Along with the benefits, units can offer some drawbacks and Archicentre, the building advisory service of the Australian Institute of Architects, has issued some guidelines to consider especially if you’re thinking about buying an older apartment.
A first step is to check the condition of the overall building. Many of the same faults found in older homes like rising damp, leaking plumbing, dodgy electrical wiring and structural cracking can also be found in units, especially in older buildings.
This is important because when you purchase a unit, you not only assume financial responsibility for your own unit, you also have a stake in common areas like car parks, basements, lifts, lobbies and recreation areas, and the building itself.
If for example, cracks started to appear in a ground floor apartment, owners of units throughout the building, on every floor, would be required to contribute to the repairs.

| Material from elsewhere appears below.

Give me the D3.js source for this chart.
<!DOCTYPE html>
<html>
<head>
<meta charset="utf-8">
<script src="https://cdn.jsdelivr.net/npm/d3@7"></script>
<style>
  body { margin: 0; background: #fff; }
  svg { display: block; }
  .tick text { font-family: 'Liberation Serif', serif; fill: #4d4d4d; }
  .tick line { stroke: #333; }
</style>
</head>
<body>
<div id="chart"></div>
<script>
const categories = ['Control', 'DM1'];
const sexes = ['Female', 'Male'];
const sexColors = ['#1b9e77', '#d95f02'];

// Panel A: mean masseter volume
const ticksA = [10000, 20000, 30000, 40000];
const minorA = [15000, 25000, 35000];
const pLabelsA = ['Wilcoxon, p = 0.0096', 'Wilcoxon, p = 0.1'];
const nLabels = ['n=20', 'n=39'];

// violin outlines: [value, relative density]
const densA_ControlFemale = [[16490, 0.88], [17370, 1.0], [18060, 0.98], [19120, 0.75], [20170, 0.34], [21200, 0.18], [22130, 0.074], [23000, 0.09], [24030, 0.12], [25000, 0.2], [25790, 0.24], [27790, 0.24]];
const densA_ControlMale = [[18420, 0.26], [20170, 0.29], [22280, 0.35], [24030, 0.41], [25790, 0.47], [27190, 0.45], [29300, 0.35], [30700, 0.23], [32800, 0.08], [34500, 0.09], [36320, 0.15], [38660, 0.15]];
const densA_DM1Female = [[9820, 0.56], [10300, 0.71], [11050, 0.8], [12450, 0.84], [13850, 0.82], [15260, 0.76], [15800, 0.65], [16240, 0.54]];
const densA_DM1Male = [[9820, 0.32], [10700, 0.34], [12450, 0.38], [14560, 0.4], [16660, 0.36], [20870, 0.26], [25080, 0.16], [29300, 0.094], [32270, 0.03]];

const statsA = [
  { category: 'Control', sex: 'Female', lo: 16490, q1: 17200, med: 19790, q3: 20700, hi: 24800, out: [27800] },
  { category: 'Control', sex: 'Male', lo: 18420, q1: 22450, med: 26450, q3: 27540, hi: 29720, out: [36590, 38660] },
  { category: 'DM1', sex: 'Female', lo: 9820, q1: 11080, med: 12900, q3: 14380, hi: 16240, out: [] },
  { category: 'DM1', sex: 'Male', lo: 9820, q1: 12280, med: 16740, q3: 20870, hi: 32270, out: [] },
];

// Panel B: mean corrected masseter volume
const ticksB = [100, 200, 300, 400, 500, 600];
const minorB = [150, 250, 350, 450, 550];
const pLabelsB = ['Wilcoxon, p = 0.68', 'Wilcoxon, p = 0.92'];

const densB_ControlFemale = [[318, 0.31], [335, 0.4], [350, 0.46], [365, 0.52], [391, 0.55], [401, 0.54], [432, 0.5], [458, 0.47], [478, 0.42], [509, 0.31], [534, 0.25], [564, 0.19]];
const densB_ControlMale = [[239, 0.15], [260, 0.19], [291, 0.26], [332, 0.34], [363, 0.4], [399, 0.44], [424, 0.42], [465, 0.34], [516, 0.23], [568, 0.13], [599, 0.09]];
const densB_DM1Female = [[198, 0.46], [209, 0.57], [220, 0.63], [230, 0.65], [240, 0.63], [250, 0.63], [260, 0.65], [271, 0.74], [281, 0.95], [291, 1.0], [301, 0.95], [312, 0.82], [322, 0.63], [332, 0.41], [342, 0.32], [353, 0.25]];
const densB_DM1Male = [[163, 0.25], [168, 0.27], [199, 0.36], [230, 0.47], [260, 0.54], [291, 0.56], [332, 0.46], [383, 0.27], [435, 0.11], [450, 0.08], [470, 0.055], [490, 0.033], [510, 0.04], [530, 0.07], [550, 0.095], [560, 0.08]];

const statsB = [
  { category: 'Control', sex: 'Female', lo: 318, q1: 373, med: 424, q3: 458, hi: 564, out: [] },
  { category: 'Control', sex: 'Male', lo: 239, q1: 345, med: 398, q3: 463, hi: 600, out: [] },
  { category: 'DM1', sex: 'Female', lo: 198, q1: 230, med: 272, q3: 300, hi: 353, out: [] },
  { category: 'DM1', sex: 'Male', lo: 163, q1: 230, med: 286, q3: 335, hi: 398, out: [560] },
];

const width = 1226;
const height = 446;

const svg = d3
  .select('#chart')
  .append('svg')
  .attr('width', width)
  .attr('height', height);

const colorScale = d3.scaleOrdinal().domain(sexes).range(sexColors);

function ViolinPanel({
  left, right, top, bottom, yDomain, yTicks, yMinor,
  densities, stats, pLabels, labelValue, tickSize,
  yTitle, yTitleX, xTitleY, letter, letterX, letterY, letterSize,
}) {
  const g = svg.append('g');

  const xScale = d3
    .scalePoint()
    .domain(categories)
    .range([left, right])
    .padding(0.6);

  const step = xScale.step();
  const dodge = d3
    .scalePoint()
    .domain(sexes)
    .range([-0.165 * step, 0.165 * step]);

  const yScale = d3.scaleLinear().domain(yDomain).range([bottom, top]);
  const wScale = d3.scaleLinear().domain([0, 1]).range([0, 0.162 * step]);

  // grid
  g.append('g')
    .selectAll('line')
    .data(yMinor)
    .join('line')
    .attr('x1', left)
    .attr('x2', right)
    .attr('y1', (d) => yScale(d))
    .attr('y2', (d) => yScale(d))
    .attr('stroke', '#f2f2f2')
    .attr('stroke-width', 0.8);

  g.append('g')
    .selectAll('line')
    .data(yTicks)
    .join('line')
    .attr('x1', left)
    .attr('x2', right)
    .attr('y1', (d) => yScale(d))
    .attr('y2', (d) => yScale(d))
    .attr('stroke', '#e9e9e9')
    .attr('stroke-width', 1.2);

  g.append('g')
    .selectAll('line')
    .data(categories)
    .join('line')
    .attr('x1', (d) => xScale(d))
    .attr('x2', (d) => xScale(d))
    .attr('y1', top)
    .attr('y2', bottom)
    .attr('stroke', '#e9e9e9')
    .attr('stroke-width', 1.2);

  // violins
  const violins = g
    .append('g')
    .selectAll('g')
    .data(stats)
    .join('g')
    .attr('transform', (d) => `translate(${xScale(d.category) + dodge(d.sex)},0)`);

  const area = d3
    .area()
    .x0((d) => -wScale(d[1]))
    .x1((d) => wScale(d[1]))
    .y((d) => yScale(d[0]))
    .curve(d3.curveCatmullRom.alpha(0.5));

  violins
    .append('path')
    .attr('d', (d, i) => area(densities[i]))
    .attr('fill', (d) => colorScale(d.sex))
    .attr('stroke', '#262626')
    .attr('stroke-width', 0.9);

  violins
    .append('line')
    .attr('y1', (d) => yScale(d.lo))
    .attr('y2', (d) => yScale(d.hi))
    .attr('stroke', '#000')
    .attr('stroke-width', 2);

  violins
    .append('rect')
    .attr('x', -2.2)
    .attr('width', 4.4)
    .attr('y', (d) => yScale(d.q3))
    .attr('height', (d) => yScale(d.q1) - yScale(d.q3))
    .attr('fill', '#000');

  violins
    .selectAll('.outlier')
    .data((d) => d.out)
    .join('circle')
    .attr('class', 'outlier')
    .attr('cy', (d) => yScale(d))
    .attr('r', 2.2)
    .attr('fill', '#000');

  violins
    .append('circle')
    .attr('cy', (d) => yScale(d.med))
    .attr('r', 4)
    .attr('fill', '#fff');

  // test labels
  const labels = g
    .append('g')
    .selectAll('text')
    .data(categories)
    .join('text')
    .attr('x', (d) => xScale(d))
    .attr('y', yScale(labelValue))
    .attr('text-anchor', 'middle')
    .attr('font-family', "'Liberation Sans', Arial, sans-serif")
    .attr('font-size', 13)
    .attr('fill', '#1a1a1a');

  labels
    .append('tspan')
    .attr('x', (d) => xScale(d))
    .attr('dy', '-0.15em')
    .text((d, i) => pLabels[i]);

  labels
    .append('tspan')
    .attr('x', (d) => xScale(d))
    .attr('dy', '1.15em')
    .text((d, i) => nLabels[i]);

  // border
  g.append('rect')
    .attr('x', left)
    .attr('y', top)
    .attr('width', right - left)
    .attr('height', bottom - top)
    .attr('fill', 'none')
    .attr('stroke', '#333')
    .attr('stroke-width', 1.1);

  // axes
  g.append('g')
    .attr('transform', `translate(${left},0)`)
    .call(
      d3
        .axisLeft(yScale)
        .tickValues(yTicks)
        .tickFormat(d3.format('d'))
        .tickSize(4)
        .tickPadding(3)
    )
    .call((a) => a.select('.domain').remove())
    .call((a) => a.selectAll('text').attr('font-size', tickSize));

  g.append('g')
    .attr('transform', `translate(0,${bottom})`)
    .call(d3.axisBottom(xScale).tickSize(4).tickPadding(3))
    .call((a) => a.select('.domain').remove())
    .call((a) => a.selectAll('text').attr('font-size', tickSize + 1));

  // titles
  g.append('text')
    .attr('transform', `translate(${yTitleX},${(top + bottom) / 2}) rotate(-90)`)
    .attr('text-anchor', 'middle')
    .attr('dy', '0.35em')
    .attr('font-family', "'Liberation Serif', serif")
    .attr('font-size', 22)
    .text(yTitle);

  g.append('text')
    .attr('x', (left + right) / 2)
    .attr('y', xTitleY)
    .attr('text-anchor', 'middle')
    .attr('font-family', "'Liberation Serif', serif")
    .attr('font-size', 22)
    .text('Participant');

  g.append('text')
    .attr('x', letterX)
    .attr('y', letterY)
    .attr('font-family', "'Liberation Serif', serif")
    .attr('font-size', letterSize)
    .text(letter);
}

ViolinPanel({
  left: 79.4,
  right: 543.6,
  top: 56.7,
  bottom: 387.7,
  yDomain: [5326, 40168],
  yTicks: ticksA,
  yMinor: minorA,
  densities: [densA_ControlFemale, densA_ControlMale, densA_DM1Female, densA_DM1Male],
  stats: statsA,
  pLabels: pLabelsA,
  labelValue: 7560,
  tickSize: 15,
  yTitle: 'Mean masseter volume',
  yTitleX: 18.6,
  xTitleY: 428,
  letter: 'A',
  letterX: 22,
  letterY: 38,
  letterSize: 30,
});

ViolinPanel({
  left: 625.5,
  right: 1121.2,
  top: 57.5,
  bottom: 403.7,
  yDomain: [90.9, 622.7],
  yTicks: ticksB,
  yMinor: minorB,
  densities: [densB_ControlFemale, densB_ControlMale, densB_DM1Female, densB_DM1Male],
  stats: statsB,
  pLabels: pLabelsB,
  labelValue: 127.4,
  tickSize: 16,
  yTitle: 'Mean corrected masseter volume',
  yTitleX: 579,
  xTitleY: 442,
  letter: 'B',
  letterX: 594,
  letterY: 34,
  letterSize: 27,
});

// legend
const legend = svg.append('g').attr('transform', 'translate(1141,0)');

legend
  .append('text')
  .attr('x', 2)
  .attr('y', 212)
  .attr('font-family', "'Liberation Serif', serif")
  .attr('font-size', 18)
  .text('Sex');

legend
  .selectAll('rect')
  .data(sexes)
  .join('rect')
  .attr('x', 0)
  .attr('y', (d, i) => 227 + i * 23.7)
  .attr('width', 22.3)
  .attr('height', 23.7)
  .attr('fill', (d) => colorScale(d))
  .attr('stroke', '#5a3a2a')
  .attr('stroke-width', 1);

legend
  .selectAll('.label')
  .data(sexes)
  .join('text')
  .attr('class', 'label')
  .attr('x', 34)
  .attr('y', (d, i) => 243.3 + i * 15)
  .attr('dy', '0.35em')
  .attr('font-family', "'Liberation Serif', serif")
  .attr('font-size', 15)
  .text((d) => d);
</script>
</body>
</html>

If there was not enough money in the strata fund to cover the repairs, all owners would be levied a charge to boost the kitty sufficiently – and those extra levies, if required, can run into thousands. That’s how it works under strata ownership.
This highlights the importance of organising a pre-purchase building and pest report on any apartment you plan to buy. It usually costs upwards of around $500 but it’s a worthwhile investment that could spare you a nasty financial shock later on.
I also highly recommend getting a strata report. This will details things like major repairs completed on the building in the past, the likelihood of any upcoming major building works and any issues that have arisen between residents. These reports also cost a few hundred dollars and your solicitor or conveyancer should be able to put you in touch with a firm that can provide a report, or just Google ‘strata report’.
Be aware too that there can be limited opportunities to add value to an apartment through renovations.
Unlike a house, any significant changes made to an apartment may be tightly controlled under Strata Corporation guidelines. It can also be difficult relocating interior services like water outlets due to the communal link of services such as plumbing and wiring.
On top of this, improvements need to be carried out without damage or disruption to the walls, floor or ceiling that you share with neighbours. This being the case, any renovations may be limited to cosmetic changes.
If you’re comfortable with these limitations, apartment living can offer a quality lifestyle. Choose a suburb with decent growth potential and your apartment can also be a source of long term capital gains.